VisionOS 26.4 Beta 4 Adds Foveated Streaming for Cloud Content

What You Need to Know
- Apple released visionOS 26.4 Developer Beta 4 with bug fixes and stability improvements.
- Foveated streaming via NVIDIA CloudXR concentrates rendering detail where users look, reducing latency.
- Beta 4 focuses on performance optimization including app launch speed and system responsiveness.
- Developers can test app compatibility and validate performance on-device before stable release.
Apple has shipped visionOS 26.4 Developer Beta 4 to Apple Vision Pro developers, the fourth iteration of a cycle that has been grinding through the standard pre-release routine of bug fixes and stability work. There are no major visual or interface changes in this build, which puts it squarely in the “polish, not features” category of late-stage betas.
The headline feature of the broader 26.4 cycle is not a new spatial interface or display trick. It is foveated streaming support via NVIDIA CloudXR, a technology that concentrates rendering detail where the user is actually looking and reduces it in peripheral areas, lowering latency for high-bandwidth immersive content. That kind of streaming optimization matters more as Vision Pro gets used for content that originates outside Apple’s own ecosystem.
Developer Compatibility Testing
Beta 4 gives developers another window to test against the visionOS 26.4 SDK before the stable release ships. Apple’s typical guidance applies: check app compatibility, catch any regressions introduced in earlier betas, and validate performance on-device rather than in simulation.

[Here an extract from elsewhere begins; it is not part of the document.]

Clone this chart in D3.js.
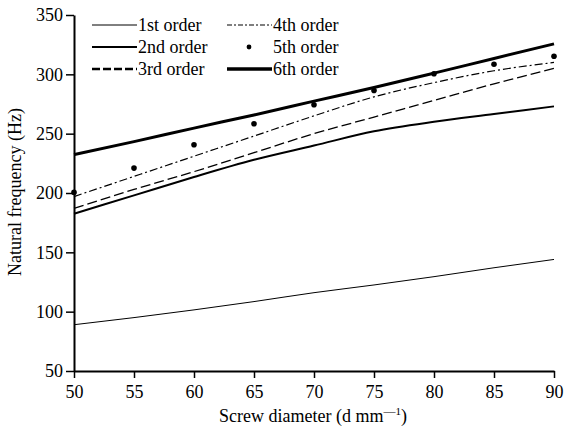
<!DOCTYPE html>
<html>
<head>
<meta charset="utf-8">
<script src="https://cdn.jsdelivr.net/npm/d3@7"></script>
<style>
  body { margin: 0; background: #fff; }
  text { font-family: "Liberation Serif", "Times New Roman", serif; fill: #000; }
</style>
</head>
<body>
<svg id="chart" width="566" height="431"></svg>
<script>
// screw diameter (mm)
const diameters = [50, 55, 60, 65, 70, 75, 80, 85, 90];

// natural frequency (Hz) per mode
const order1 = [89, 95, 101.5, 108.5, 116, 122.5, 129.5, 137, 144];
const order2 = [182.5, 198, 213.5, 228, 240, 252, 260, 266.5, 273];
const order3 = [187, 203, 218, 234, 250, 264, 278, 292, 305];
const order4 = [197, 214, 231, 248, 265, 281, 293, 303, 310];
const order5 = [200.5, 221, 240.7, 258.4, 274.4, 286.4, 300.5, 308.5, 315.2];
const order6 = [232.3, 243.3, 254.7, 265.8, 277.4, 288.9, 301, 313.4, 325.7];

const xTicks = [50, 55, 60, 65, 70, 75, 80, 85, 90];
const yTicks = [50, 100, 150, 200, 250, 300, 350];

const series = [
  { name: "1st order", values: order1, width: 1, dash: null, legendDash: null },
  { name: "2nd order", values: order2, width: 2, dash: null, legendDash: null },
  { name: "3rd order", values: order3, width: 1.3, dash: "10,4", legendDash: "8,3" },
  { name: "4th order", values: order4, width: 1.2, dash: "8,3,2,3", legendDash: "5,2,2,2" },
  { name: "5th order", values: order5, dots: true },
  { name: "6th order", values: order6, width: 3, dash: null, legendDash: null },
];

const fontSize = 18;
const svg = d3.select("#chart");

const x = d3.scaleLinear().domain([50, 90]).range([74, 554]);
const y = d3.scaleLinear().domain([50, 350]).range([371, 15]);

// axes
const xAxis = svg.append("g")
  .attr("transform", `translate(0,${y(50)})`)
  .call(d3.axisBottom(x).tickValues(xTicks).tickSize(7).tickSizeOuter(0).tickPadding(7));

const yAxis = svg.append("g")
  .attr("transform", `translate(${x(50)},0)`)
  .call(d3.axisLeft(y).tickValues(yTicks).tickSize(8).tickSizeOuter(0).tickPadding(3));

[xAxis, yAxis].forEach(g => {
  g.select(".domain").attr("stroke", "#000").attr("stroke-width", 2);
  g.selectAll(".tick line").attr("stroke", "#000").attr("stroke-width", 1.5);
  g.selectAll(".tick text")
    .attr("font-size", fontSize)
    .attr("font-family", "Liberation Serif")
    .attr("fill", "#000");
});

// axis titles
const xTitle = svg.append("text")
  .attr("x", 313)
  .attr("y", 422)
  .attr("text-anchor", "middle")
  .attr("font-size", fontSize);
xTitle.append("tspan").text("Screw diameter (d mm");
xTitle.append("tspan").attr("dy", -7).attr("font-size", 12).text("\u2014");
xTitle.append("tspan").attr("font-size", 11).text("1");
xTitle.append("tspan").attr("dy", 7).text(")");

svg.append("text")
  .attr("transform", "translate(21,192) rotate(-90)")
  .attr("text-anchor", "middle")
  .attr("font-size", fontSize)
  .text("Natural frequency (Hz)");

// lines
const line = d3.line()
  .x((d, i) => x(diameters[i]))
  .y(d => y(d))
  .curve(d3.curveMonotoneX);

const plot = svg.append("g");

series.filter(s => !s.dots).forEach(s => {
  plot.append("path")
    .datum(s.values)
    .attr("fill", "none")
    .attr("stroke", "#000")
    .attr("stroke-width", s.width)
    .attr("stroke-dasharray", s.dash)
    .attr("d", line);
});

series.filter(s => s.dots).forEach(s => {
  plot.selectAll(null)
    .data(s.values)
    .join("circle")
    .attr("cx", (d, i) => x(diameters[i]))
    .attr("cy", d => y(d))
    .attr("r", 2.8)
    .attr("fill", "#000");
});

// legend
const legendPos = [
  [92, 25], [92, 47], [92, 69],
  [227, 25], [227, 47], [227, 69],
];
const legend = svg.append("g");
series.forEach((s, i) => {
  const [lx, ly] = legendPos[i];
  const item = legend.append("g").attr("transform", `translate(${lx},${ly})`);
  if (s.dots) {
    item.append("circle").attr("cx", 22).attr("cy", 0).attr("r", 2.4).attr("fill", "#000");
  } else {
    item.append("line")
      .attr("x1", 0).attr("x2", 45)
      .attr("y1", 0).attr("y2", 0)
      .attr("stroke", "#000")
      .attr("stroke-width", s.name === "3rd order" ? 2.5 : s.name === "6th order" ? 3.5 : s.width)
      .attr("stroke-dasharray", s.legendDash);
  }
  item.append("text")
    .attr("x", 46)
    .attr("y", 6)
    .attr("font-size", fontSize)
    .text(s.name);
});
</script>
</body>
</html>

The performance improvements in this build are described in general terms, covering app launch speed and system responsiveness. That vagueness is normal for a fourth beta, where the changes are incremental and often invisible to end users. Developers who have been following the beta cycle across Apple’s platforms this season will recognize the pattern from iPadOS and other OS tracks moving through similar late-beta cleanup.
Apple Vision Pro’s Star Wars WWDC event earlier this year underscored how much the platform’s value proposition depends on immersive content delivery, which makes the CloudXR streaming work in 26.4 more than a footnote. Whether third-party streaming pipelines can actually take advantage of it in a way that feels polished remains to be seen when the stable build arrives.
Regular users have no reason to install a developer beta for a maintenance release like this one.